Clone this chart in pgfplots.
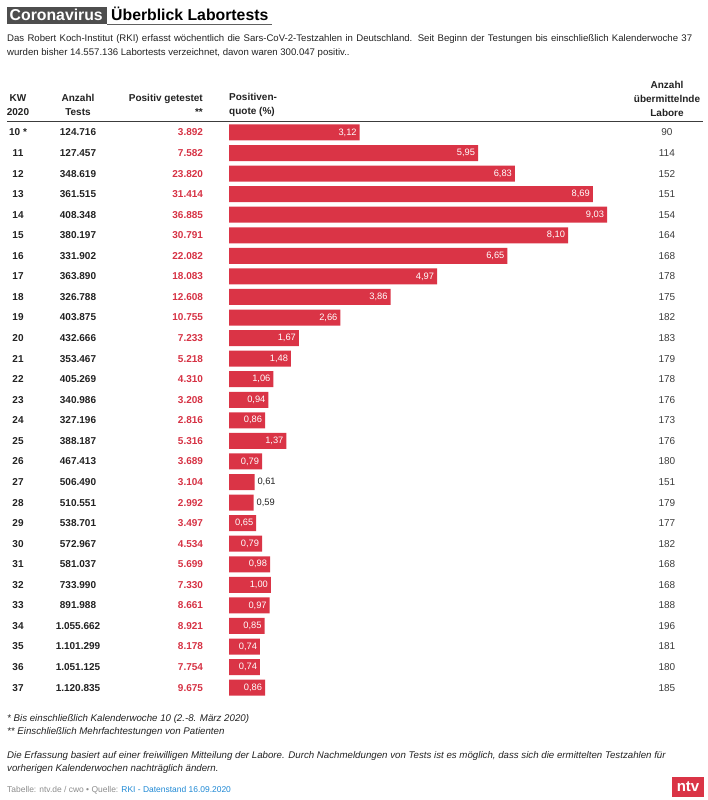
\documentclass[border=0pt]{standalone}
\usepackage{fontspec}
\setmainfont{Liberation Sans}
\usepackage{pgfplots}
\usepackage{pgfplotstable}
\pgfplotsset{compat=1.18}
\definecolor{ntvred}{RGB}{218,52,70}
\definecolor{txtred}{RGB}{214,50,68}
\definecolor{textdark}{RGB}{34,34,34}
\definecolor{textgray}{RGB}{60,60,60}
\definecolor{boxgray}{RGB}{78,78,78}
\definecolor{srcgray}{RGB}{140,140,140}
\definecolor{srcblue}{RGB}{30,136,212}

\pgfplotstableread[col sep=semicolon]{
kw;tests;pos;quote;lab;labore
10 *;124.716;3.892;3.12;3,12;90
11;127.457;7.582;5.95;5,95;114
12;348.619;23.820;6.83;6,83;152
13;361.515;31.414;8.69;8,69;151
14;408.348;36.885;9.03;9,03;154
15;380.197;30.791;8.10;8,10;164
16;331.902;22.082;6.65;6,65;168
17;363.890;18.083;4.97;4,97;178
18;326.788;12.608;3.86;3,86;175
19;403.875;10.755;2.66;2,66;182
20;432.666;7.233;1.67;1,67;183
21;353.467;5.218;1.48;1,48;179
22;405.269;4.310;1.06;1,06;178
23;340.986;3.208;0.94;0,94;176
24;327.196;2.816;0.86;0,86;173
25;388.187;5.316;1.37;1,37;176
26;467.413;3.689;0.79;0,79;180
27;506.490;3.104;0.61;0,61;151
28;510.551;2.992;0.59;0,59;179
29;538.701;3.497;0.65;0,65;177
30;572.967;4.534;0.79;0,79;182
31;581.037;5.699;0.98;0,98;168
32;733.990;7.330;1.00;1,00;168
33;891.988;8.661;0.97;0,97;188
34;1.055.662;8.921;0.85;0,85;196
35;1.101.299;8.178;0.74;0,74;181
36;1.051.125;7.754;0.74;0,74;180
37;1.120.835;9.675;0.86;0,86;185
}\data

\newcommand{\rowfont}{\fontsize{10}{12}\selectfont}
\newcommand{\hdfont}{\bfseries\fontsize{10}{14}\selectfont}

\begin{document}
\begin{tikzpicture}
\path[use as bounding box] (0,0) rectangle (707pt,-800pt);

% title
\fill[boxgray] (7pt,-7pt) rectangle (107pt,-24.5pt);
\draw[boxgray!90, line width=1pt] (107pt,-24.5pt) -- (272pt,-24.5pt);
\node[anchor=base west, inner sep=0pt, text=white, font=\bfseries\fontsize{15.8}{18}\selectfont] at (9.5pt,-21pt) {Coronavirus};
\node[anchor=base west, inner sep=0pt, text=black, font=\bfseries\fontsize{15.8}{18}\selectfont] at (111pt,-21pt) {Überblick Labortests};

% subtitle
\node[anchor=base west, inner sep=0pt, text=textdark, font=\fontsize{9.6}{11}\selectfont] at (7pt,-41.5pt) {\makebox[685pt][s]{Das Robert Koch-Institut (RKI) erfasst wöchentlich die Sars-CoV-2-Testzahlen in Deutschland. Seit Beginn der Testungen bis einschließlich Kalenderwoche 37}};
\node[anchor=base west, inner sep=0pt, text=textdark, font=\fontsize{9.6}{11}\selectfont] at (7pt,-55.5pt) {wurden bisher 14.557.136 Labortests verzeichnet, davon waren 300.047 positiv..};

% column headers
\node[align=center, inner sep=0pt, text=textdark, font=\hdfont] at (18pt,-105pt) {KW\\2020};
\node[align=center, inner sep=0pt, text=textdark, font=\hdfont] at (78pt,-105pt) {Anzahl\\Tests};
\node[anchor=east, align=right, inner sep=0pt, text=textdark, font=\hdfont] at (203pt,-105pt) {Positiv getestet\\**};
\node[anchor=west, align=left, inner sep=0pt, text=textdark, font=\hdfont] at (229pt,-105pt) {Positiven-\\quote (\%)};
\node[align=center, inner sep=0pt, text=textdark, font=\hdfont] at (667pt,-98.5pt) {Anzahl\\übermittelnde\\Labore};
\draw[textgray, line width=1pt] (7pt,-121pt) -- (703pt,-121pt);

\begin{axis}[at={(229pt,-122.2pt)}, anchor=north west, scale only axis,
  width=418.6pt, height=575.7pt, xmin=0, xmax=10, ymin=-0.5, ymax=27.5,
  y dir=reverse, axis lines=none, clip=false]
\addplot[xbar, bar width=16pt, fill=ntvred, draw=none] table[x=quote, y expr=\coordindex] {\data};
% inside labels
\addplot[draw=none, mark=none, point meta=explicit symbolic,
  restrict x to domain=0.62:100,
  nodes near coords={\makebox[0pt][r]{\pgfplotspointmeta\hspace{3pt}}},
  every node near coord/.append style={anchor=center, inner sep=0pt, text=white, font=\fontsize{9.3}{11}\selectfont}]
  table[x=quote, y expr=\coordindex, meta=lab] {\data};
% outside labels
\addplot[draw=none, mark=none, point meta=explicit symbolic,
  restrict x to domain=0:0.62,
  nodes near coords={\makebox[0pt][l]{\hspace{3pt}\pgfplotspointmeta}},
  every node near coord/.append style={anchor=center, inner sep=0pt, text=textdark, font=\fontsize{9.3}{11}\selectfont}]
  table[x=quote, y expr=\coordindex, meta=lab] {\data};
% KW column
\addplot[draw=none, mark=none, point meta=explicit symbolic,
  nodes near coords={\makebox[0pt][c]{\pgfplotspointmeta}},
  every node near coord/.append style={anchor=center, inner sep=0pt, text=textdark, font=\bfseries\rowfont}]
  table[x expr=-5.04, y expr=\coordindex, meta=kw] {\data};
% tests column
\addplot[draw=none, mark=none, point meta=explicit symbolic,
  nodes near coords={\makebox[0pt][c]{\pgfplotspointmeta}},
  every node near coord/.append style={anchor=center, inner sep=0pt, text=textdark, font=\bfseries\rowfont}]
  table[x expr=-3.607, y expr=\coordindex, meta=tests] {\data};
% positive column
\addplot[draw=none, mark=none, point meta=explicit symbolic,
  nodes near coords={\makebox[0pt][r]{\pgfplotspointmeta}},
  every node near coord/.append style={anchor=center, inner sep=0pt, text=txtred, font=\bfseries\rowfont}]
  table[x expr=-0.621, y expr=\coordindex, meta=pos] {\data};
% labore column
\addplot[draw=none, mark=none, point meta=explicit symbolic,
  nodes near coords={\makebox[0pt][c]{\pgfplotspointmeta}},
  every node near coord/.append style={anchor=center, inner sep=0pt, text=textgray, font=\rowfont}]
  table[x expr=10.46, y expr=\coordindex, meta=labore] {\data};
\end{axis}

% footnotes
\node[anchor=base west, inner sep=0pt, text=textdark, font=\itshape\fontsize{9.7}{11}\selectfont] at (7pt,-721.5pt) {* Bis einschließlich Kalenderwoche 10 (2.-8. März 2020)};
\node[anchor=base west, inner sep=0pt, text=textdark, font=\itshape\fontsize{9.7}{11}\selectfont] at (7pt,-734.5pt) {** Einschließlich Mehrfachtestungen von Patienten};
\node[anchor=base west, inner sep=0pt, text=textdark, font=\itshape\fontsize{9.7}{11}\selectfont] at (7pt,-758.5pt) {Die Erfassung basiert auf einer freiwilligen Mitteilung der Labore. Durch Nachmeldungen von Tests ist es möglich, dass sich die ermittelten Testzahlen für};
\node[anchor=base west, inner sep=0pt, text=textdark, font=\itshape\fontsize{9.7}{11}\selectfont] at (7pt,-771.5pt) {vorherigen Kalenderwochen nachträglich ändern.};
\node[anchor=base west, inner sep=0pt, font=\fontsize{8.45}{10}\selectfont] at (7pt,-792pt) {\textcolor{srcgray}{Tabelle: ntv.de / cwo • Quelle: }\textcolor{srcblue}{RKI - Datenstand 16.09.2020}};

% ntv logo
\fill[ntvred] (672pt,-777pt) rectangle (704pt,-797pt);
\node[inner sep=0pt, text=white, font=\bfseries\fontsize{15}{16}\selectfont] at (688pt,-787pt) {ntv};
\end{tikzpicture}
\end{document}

··········

• _Exercise prompt_
Begin at the first line of the material and copy each line exactly through the one containing "(0,0) rectangle (707pt,-800pt);". Omit pictures.

• _Result of the task_
Clone this chart in pgfplots.
\documentclass[border=0pt]{standalone}
\usepackage{fontspec}
\setmainfont{Liberation Sans}
\usepackage{pgfplots}
\usepackage{pgfplotstable}
\pgfplotsset{compat=1.18}
\definecolor{ntvred}{RGB}{218,52,70}
\definecolor{txtred}{RGB}{214,50,68}
\definecolor{textdark}{RGB}{34,34,34}
\definecolor{textgray}{RGB}{60,60,60}
\definecolor{boxgray}{RGB}{78,78,78}
\definecolor{srcgray}{RGB}{140,140,140}
\definecolor{srcblue}{RGB}{30,136,212}

\pgfplotstableread[col sep=semicolon]{
kw;tests;pos;quote;lab;labore
10 *;124.716;3.892;3.12;3,12;90
11;127.457;7.582;5.95;5,95;114
12;348.619;23.820;6.83;6,83;152
13;361.515;31.414;8.69;8,69;151
14;408.348;36.885;9.03;9,03;154
15;380.197;30.791;8.10;8,10;164
16;331.902;22.082;6.65;6,65;168
17;363.890;18.083;4.97;4,97;178
18;326.788;12.608;3.86;3,86;175
19;403.875;10.755;2.66;2,66;182
20;432.666;7.233;1.67;1,67;183
21;353.467;5.218;1.48;1,48;179
22;405.269;4.310;1.06;1,06;178
23;340.986;3.208;0.94;0,94;176
24;327.196;2.816;0.86;0,86;173
25;388.187;5.316;1.37;1,37;176
26;467.413;3.689;0.79;0,79;180
27;506.490;3.104;0.61;0,61;151
28;510.551;2.992;0.59;0,59;179
29;538.701;3.497;0.65;0,65;177
30;572.967;4.534;0.79;0,79;182
31;581.037;5.699;0.98;0,98;168
32;733.990;7.330;1.00;1,00;168
33;891.988;8.661;0.97;0,97;188
34;1.055.662;8.921;0.85;0,85;196
35;1.101.299;8.178;0.74;0,74;181
36;1.051.125;7.754;0.74;0,74;180
37;1.120.835;9.675;0.86;0,86;185
}\data

\newcommand{\rowfont}{\fontsize{10}{12}\selectfont}
\newcommand{\hdfont}{\bfseries\fontsize{10}{14}\selectfont}

\begin{document}
\begin{tikzpicture}
\path[use as bounding box] (0,0) rectangle (707pt,-800pt);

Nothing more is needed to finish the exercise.